I heard the school bells ring yesterday. I already miss my Grace family, but it gave me pause to think what I would "normally" be doing at 7:55 on a Wednesday. On Wednesdays, I had been watching my friend's girls. We would form a little parade, 9 kids and me, walking through our backyard, across the parking lot and into the school building (stopping to high-five Mr. Hurley and Vicar Walsh on the way in, of course).
This new way of life isn't easy on any of us. Some of us are working twice as hard now, trying to get our normal jobs done and be a teacher for our kids. Some of us are lonely without our usual daily interactions in society. Some of us have to find child for our kids because we are still working outside of our homes. Some of us are missing income and don't know how we are going to make ends meet. Some of us are separated from loved ones at a time when they most need us. All of us have given up something.

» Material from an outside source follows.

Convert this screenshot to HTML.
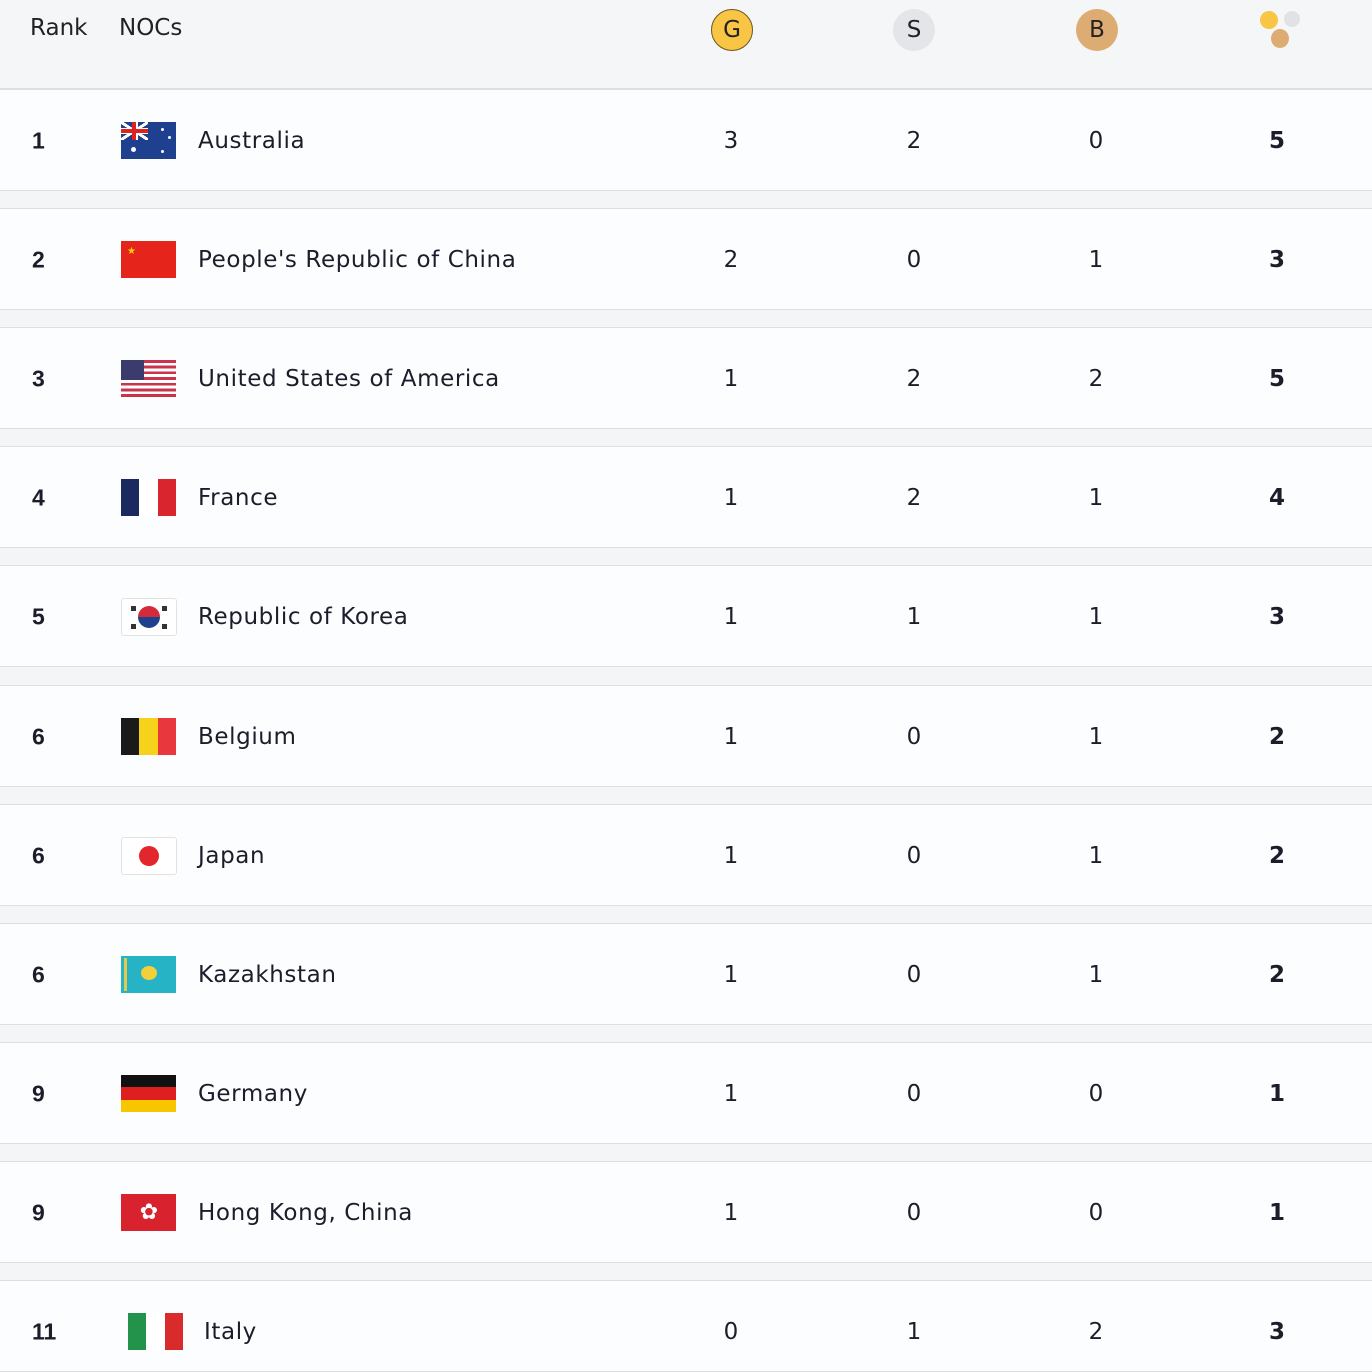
<!DOCTYPE html>
<html><head><meta charset="utf-8"><style>
body{margin:0;width:1372px;height:1360px;background:#f4f5f7;position:relative;overflow:hidden;font-family:"Liberation Sans","DejaVu Sans",sans-serif;color:#1c1c2a}
.hdr{position:absolute;left:0;top:0;width:1372px;height:88px;background:#f5f6f8;border-bottom:1px solid #dcdfe3}
.row{position:absolute;left:0;width:1372px;height:100px;background:#fcfdfe;border-top:1px solid #dcdfe3;border-bottom:1px solid #dcdfe3}
.t{position:absolute;top:51px;transform:translateY(-50%);white-space:nowrap}
.rk{left:32px;font-size:23px;font-weight:bold}
.nm{left:198px;letter-spacing:0.6px;font-family:"DejaVu Sans",sans-serif;font-size:23px}
.n{transform:translate(-50%,-50%);font-family:"DejaVu Sans",sans-serif;font-size:23px}
.tot{font-weight:bold}
.fl{position:absolute;left:121px;top:32px;width:55px;height:37px;overflow:hidden}
.m{position:absolute;top:9px;width:42px;height:42px;border-radius:50%;text-align:center;line-height:42px;font-size:23px;font-family:"DejaVu Sans",sans-serif;color:#222}
</style></head><body>
<div class="hdr">
<div style="position:absolute;left:30px;top:15px;font-size:23px;font-family:'DejaVu Sans',sans-serif;color:#222">Rank</div>
<div style="position:absolute;left:119px;top:15px;font-size:23px;font-family:'DejaVu Sans',sans-serif;color:#222">NOCs</div>
<div class="m" style="left:711px;background:#f8c544;border:1px solid #6b5520;width:40px;height:40px;line-height:40px">G</div>
<div class="m" style="left:893px;background:#e3e5e8">S</div>
<div class="m" style="left:1076px;background:#ddac72">B</div>
<div style="position:absolute;left:1260px;top:11px;width:18px;height:18px;border-radius:50%;background:#f8c544"></div>
<div style="position:absolute;left:1284px;top:11px;width:16px;height:16px;border-radius:50%;background:#e0e2e6"></div>
<div style="position:absolute;left:1271px;top:29px;width:18px;height:19px;border-radius:50%;background:#ddac72"></div>
</div>

<div class="row" style="top:89px"><div class="t rk">1</div>
<div class="fl" style="background:#1f3f8f"><div style="position:absolute;left:0;top:0;width:27px;height:18px;background:linear-gradient(33deg,transparent 45%,#fff 45%,#fff 55%,transparent 55%),linear-gradient(-33deg,transparent 45%,#fff 45%,#fff 55%,transparent 55%),linear-gradient(#fff,#fff) center/100% 6px no-repeat,linear-gradient(#fff,#fff) center/6px 100% no-repeat,#1f3f8f"><div style="position:absolute;left:0;top:7px;width:27px;height:4px;background:#d22"></div><div style="position:absolute;left:11px;top:0;width:4px;height:18px;background:#d22"></div></div><div style="position:absolute;left:10px;top:25px;width:5px;height:5px;border-radius:50%;background:#fff"></div><div style="position:absolute;left:40px;top:6px;width:3px;height:3px;background:#fff;border-radius:50%"></div><div style="position:absolute;left:47px;top:14px;width:3px;height:3px;background:#fff;border-radius:50%"></div><div style="position:absolute;left:40px;top:28px;width:3px;height:3px;background:#fff;border-radius:50%"></div></div>
<div class="t nm">Australia</div><div class="t n" style="left:731px">3</div><div class="t n" style="left:914px">2</div><div class="t n" style="left:1096px">0</div><div class="t n tot" style="left:1277px">5</div></div>

<div class="row" style="top:208px"><div class="t rk">2</div>
<div class="fl" style="background:#e5241c"><div style="position:absolute;left:6px;top:5px;color:#ffd500;font-size:10px">★</div></div>
<div class="t nm">People's Republic of China</div><div class="t n" style="left:731px">2</div><div class="t n" style="left:914px">0</div><div class="t n" style="left:1096px">1</div><div class="t n tot" style="left:1277px">3</div></div>

<div class="row" style="top:327px"><div class="t rk">3</div>
<div class="fl" style="background:repeating-linear-gradient(#c9344c 0,#c9344c 2.85px,#fff 2.85px,#fff 5.7px)"><div style="position:absolute;left:0;top:0;width:23px;height:20px;background:#3b3b6d"></div></div>
<div class="t nm">United States of America</div><div class="t n" style="left:731px">1</div><div class="t n" style="left:914px">2</div><div class="t n" style="left:1096px">2</div><div class="t n tot" style="left:1277px">5</div></div>

<div class="row" style="top:446px"><div class="t rk">4</div>
<div class="fl" style="background:linear-gradient(90deg,#1a2a5e 33%,#fff 33%,#fff 67%,#d9262e 67%)"></div>
<div class="t nm">France</div><div class="t n" style="left:731px">1</div><div class="t n" style="left:914px">2</div><div class="t n" style="left:1096px">1</div><div class="t n tot" style="left:1277px">4</div></div>

<div class="row" style="top:565px"><div class="t rk">5</div>
<div class="fl" style="background:#fff;border:1px solid #e2e2e2;width:54px;height:36px;border-radius:3px"><div style="position:absolute;left:16px;top:7px;width:22px;height:22px;border-radius:50%;background:linear-gradient(#d42a3a 50%,#1f3f8f 50%)"></div><div style="position:absolute;left:9px;top:7px;width:5px;height:5px;background:#333"></div><div style="position:absolute;left:40px;top:7px;width:5px;height:5px;background:#333"></div><div style="position:absolute;left:9px;top:25px;width:5px;height:5px;background:#333"></div><div style="position:absolute;left:40px;top:25px;width:5px;height:5px;background:#333"></div></div>
<div class="t nm">Republic of Korea</div><div class="t n" style="left:731px">1</div><div class="t n" style="left:914px">1</div><div class="t n" style="left:1096px">1</div><div class="t n tot" style="left:1277px">3</div></div>

<div class="row" style="top:685px"><div class="t rk">6</div>
<div class="fl" style="background:linear-gradient(90deg,#1a1a1a 33%,#f7d21a 33%,#f7d21a 67%,#e8383d 67%)"></div>
<div class="t nm">Belgium</div><div class="t n" style="left:731px">1</div><div class="t n" style="left:914px">0</div><div class="t n" style="left:1096px">1</div><div class="t n tot" style="left:1277px">2</div></div>

<div class="row" style="top:804px"><div class="t rk">6</div>
<div class="fl" style="background:#fff;border:1px solid #e2e2e2;width:54px;height:36px;border-radius:3px"><div style="position:absolute;left:17px;top:8px;width:20px;height:20px;border-radius:50%;background:#e3262c"></div></div>
<div class="t nm">Japan</div><div class="t n" style="left:731px">1</div><div class="t n" style="left:914px">0</div><div class="t n" style="left:1096px">1</div><div class="t n tot" style="left:1277px">2</div></div>

<div class="row" style="top:923px"><div class="t rk">6</div>
<div class="fl" style="background:#27b3c6"><div style="position:absolute;left:20px;top:10px;width:16px;height:14px;border-radius:50%;background:#f1d03a"></div><div style="position:absolute;left:3px;top:2px;width:3px;height:33px;background:#e6c84a"></div></div>
<div class="t nm">Kazakhstan</div><div class="t n" style="left:731px">1</div><div class="t n" style="left:914px">0</div><div class="t n" style="left:1096px">1</div><div class="t n tot" style="left:1277px">2</div></div>

<div class="row" style="top:1042px"><div class="t rk">9</div>
<div class="fl" style="background:linear-gradient(#111 33%,#dd1f1f 33%,#dd1f1f 67%,#f7c600 67%)"></div>
<div class="t nm">Germany</div><div class="t n" style="left:731px">1</div><div class="t n" style="left:914px">0</div><div class="t n" style="left:1096px">0</div><div class="t n tot" style="left:1277px">1</div></div>

<div class="row" style="top:1161px"><div class="t rk">9</div>
<div class="fl" style="background:#d8232e"><div style="position:absolute;left:17px;top:4px;width:22px;text-align:center;color:#fff;font-size:22px;line-height:28px">✿</div></div>
<div class="t nm">Hong Kong, China</div><div class="t n" style="left:731px">1</div><div class="t n" style="left:914px">0</div><div class="t n" style="left:1096px">0</div><div class="t n tot" style="left:1277px">1</div></div>

<div class="row" style="top:1280px;height:90px"><div class="t rk">11</div>
<div class="fl" style="left:128px;top:32px;background:linear-gradient(90deg,#23924a 33%,#fff 33%,#fff 67%,#d92b2b 67%)"></div>
<div class="t nm" style="left:204px">Italy</div><div class="t n" style="left:731px">0</div><div class="t n" style="left:914px">1</div><div class="t n" style="left:1096px">2</div><div class="t n tot" style="left:1277px">3</div></div>
</body></html>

I am tempted to be angry. I want to see my piano students. I want my kids to be able to play with their friends. I want to be able to visit my family.
Tonight as I snuggled my baby back to sleep, I remembered a conversation I had with my mom the week before this all started. I was complaining that Gideon only napped in his car seat. He was in it more than not during the day. Now, it's been a week since he's been in it. I have my kids home with me everyday (even if it means a messy living room). We have amazing technology in place so my kids can keep on learning and I can see my family, even though they live all across the country.
Focusing on these amazing blessings helps me. But what gives me peace the most is knowing that God is still God. We just celebrated the amazing freedom we have from sin, from sickness, from worry. That freedom comes from Jesus dying and rising for us.
Maybe I have to give up some of my freedoms right now. But the freedom that truly matters is mine, and nothing here on this earth can change that.